--- Start of Extracted records ---

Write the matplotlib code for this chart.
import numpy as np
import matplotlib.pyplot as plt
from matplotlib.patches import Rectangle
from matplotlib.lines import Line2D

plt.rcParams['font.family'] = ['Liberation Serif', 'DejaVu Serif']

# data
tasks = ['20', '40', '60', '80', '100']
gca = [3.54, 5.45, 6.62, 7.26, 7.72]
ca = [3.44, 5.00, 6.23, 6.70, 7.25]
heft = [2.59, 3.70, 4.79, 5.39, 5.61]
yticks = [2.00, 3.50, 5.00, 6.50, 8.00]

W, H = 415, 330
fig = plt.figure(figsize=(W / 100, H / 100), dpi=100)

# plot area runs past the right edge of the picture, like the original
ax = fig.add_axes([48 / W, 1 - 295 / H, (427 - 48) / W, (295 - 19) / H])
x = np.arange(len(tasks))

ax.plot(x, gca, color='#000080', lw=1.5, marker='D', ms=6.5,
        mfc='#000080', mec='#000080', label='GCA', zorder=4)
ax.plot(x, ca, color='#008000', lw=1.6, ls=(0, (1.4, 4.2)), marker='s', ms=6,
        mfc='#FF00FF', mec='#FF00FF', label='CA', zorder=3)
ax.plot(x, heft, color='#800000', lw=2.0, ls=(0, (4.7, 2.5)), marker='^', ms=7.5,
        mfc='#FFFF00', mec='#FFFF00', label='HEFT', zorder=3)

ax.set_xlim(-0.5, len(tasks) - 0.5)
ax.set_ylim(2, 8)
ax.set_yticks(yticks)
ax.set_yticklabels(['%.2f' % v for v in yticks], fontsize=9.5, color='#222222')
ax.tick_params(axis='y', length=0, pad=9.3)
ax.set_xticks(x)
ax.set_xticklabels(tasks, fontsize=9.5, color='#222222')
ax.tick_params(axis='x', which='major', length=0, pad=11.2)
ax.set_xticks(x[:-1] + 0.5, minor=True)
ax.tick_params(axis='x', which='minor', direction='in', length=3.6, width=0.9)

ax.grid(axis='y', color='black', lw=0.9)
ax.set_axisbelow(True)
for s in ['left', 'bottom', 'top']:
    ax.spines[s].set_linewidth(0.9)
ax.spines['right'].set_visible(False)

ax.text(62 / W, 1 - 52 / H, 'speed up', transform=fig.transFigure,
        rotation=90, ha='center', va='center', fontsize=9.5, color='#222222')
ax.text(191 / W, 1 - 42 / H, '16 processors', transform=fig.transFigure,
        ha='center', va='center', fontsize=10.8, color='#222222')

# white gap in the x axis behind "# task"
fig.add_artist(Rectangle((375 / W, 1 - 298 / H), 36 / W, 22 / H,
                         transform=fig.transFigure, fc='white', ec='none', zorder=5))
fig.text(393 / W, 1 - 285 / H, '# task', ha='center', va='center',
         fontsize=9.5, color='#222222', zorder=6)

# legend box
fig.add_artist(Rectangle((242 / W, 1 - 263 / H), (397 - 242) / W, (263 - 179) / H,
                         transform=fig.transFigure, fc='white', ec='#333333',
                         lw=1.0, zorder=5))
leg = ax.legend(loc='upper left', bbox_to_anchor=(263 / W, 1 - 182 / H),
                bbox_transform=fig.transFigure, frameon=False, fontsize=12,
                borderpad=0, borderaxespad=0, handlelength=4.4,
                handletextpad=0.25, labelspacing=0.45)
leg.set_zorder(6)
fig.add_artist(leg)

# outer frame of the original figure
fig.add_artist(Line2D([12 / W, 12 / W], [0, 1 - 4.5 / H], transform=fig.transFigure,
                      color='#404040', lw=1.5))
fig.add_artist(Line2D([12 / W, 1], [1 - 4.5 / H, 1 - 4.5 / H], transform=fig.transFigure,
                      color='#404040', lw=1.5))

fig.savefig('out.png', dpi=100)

--- End of Extracted records ---
--- Start of Extracted records ---

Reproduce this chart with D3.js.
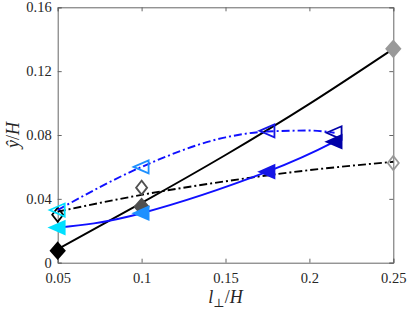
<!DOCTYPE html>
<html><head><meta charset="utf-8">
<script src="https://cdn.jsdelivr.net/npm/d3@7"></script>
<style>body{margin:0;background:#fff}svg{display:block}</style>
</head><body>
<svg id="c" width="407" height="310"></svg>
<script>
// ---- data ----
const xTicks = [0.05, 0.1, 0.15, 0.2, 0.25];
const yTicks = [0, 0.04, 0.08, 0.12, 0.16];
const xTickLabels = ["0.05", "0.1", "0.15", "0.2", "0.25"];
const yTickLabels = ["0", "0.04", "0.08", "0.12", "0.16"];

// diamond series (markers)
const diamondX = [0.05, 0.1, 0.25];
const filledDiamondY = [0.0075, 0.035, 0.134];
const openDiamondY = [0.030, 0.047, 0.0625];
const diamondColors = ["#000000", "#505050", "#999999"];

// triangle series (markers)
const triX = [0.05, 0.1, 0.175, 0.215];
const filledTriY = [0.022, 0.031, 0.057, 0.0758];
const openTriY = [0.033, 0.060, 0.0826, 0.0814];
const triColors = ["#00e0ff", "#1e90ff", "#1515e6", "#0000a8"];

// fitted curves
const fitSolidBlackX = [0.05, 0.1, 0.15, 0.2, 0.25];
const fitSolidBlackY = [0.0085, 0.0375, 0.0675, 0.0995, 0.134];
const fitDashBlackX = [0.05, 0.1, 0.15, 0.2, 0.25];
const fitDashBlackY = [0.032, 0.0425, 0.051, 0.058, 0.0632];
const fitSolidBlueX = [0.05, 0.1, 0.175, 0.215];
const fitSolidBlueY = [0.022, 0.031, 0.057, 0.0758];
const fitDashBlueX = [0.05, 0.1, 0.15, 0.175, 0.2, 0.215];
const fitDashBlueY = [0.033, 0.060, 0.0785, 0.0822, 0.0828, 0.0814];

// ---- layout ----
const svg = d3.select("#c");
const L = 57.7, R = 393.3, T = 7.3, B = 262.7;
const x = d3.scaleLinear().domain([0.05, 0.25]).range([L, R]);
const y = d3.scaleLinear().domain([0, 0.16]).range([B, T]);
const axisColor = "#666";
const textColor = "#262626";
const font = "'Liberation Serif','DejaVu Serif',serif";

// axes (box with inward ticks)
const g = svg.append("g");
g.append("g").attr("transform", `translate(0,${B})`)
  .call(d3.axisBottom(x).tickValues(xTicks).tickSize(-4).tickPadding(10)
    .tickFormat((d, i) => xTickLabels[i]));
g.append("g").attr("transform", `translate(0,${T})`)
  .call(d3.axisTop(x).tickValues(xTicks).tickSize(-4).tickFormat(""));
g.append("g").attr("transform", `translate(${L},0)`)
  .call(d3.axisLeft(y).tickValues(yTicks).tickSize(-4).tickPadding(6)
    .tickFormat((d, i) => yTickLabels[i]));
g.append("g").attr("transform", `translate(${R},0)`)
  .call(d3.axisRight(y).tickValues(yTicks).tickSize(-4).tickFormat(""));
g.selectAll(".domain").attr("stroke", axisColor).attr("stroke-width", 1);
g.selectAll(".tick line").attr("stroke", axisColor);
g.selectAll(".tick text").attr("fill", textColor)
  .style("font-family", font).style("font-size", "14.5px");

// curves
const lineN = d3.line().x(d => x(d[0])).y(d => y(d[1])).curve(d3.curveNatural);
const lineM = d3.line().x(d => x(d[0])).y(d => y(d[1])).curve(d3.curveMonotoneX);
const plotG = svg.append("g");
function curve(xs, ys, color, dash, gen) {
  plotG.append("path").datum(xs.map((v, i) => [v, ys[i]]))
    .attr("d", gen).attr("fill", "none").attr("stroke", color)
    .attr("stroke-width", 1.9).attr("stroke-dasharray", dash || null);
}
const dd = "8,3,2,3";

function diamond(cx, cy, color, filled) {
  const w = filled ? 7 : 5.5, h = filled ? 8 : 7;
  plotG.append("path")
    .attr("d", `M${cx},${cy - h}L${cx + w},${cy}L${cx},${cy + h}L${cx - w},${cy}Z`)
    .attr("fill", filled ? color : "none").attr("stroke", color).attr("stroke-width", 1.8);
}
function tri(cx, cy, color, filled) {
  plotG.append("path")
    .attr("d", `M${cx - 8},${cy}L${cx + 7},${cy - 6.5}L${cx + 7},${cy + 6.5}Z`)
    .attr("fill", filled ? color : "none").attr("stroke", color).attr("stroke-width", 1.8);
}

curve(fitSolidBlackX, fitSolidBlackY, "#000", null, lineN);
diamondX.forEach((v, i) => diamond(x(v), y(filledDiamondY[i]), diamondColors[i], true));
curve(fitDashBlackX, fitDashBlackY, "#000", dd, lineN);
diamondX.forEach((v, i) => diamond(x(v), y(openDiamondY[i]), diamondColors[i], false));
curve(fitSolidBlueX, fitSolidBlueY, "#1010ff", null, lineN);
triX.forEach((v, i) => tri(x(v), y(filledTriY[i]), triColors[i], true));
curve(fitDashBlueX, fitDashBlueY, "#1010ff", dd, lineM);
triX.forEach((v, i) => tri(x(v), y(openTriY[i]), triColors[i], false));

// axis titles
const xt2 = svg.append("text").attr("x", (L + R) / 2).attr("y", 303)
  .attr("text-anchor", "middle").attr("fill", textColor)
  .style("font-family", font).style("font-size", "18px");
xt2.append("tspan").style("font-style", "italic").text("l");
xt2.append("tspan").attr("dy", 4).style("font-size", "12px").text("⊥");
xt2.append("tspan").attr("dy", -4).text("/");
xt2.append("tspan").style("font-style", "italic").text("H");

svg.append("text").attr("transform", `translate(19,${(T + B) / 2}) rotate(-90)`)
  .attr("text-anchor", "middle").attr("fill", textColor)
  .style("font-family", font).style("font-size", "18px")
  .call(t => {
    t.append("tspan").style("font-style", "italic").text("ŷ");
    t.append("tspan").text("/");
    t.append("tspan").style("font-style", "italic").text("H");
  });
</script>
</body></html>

--- End of Extracted records ---
--- Start of Extracted records ---

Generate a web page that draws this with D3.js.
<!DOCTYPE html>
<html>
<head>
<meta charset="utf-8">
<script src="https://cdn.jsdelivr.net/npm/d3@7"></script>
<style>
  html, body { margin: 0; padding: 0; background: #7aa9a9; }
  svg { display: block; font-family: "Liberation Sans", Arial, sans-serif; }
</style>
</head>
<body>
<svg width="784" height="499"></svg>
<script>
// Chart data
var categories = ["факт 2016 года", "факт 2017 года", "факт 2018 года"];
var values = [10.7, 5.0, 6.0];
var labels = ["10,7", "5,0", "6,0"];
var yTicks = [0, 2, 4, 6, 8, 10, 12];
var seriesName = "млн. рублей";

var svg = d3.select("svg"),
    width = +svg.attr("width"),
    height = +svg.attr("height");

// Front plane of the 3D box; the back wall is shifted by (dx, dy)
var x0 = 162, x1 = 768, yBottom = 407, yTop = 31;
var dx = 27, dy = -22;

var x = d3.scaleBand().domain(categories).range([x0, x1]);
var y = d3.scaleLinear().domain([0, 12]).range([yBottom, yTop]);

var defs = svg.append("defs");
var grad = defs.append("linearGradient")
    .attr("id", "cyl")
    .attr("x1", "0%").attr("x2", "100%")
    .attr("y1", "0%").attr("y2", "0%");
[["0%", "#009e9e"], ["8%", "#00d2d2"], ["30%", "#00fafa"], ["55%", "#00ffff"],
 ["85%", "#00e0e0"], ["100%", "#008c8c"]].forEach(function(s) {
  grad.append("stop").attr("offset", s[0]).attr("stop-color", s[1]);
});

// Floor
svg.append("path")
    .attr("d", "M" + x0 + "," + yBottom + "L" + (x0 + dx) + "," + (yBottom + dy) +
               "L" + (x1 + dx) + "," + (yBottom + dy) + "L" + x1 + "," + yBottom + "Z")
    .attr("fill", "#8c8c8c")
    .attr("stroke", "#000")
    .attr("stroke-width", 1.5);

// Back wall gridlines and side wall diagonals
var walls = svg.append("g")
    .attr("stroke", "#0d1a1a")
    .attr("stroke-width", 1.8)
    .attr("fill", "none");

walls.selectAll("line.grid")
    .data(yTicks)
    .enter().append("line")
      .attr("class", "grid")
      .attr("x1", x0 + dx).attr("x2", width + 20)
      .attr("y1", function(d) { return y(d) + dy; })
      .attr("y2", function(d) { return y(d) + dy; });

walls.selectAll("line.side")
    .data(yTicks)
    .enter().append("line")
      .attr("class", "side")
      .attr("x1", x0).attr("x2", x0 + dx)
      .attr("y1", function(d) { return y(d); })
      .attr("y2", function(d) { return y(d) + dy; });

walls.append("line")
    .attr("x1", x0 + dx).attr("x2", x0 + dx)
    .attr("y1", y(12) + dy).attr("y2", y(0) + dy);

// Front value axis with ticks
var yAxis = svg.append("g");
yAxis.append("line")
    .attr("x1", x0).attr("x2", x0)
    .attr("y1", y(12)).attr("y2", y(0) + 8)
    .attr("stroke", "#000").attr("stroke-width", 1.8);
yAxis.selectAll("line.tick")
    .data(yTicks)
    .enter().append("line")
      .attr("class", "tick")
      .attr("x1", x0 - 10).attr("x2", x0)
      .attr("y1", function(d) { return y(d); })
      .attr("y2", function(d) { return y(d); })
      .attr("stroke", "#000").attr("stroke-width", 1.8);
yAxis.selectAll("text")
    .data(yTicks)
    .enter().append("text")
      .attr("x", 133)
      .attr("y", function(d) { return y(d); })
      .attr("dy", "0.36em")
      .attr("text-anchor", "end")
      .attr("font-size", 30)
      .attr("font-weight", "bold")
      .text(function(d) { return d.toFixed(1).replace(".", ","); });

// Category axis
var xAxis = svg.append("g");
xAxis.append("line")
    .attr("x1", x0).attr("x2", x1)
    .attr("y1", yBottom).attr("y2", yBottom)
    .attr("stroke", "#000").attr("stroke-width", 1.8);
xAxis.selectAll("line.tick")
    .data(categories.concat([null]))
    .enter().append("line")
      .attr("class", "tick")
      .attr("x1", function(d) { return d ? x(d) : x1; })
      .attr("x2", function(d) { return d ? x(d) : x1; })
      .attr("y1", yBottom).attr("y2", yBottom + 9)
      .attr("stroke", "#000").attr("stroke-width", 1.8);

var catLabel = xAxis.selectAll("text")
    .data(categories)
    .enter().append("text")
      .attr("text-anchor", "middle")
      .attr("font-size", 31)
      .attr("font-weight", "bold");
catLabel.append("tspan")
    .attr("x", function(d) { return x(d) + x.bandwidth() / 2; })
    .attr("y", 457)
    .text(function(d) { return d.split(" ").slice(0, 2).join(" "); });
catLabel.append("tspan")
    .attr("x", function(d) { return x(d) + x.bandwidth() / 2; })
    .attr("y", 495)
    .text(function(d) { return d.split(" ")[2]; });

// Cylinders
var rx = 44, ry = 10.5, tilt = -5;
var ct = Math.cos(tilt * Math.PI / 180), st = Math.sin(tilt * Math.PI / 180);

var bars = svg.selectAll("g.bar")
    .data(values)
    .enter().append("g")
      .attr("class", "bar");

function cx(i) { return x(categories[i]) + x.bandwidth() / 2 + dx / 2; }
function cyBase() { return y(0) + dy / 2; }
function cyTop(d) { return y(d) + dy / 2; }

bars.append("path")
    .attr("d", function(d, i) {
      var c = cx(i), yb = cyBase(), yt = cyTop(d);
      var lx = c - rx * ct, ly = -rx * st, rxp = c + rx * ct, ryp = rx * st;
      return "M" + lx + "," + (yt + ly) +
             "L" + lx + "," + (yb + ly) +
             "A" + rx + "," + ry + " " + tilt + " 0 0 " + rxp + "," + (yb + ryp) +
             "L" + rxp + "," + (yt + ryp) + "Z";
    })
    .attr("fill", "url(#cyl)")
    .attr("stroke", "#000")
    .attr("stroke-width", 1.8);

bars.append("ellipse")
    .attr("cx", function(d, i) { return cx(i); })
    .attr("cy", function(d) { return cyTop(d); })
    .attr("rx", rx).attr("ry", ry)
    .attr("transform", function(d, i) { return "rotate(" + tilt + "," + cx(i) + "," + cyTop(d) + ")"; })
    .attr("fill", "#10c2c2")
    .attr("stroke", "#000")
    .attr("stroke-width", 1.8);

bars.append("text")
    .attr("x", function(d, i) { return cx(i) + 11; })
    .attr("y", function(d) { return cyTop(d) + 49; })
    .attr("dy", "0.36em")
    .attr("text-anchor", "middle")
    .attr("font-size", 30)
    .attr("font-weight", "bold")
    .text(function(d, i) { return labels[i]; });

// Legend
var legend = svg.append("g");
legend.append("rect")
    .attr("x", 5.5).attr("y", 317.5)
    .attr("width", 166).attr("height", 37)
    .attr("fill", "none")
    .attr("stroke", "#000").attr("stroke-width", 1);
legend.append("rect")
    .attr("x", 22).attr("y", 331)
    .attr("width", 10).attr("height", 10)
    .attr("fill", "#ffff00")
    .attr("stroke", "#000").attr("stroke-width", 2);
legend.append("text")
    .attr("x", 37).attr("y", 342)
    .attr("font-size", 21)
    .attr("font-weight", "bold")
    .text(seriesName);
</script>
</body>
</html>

--- End of Extracted records ---

[Problem requirements]
Everything from the line with "Write the matplotlib code for this chart." through the line with "x = np.arange(len(tasks))", both ends included, should be repeated exactly; nothing else should appear.

[Result below]
Write the matplotlib code for this chart.
import numpy as np
import matplotlib.pyplot as plt
from matplotlib.patches import Rectangle
from matplotlib.lines import Line2D

plt.rcParams['font.family'] = ['Liberation Serif', 'DejaVu Serif']

# data
tasks = ['20', '40', '60', '80', '100']
gca = [3.54, 5.45, 6.62, 7.26, 7.72]
ca = [3.44, 5.00, 6.23, 6.70, 7.25]
heft = [2.59, 3.70, 4.79, 5.39, 5.61]
yticks = [2.00, 3.50, 5.00, 6.50, 8.00]

W, H = 415, 330
fig = plt.figure(figsize=(W / 100, H / 100), dpi=100)

# plot area runs past the right edge of the picture, like the original
ax = fig.add_axes([48 / W, 1 - 295 / H, (427 - 48) / W, (295 - 19) / H])
x = np.arange(len(tasks))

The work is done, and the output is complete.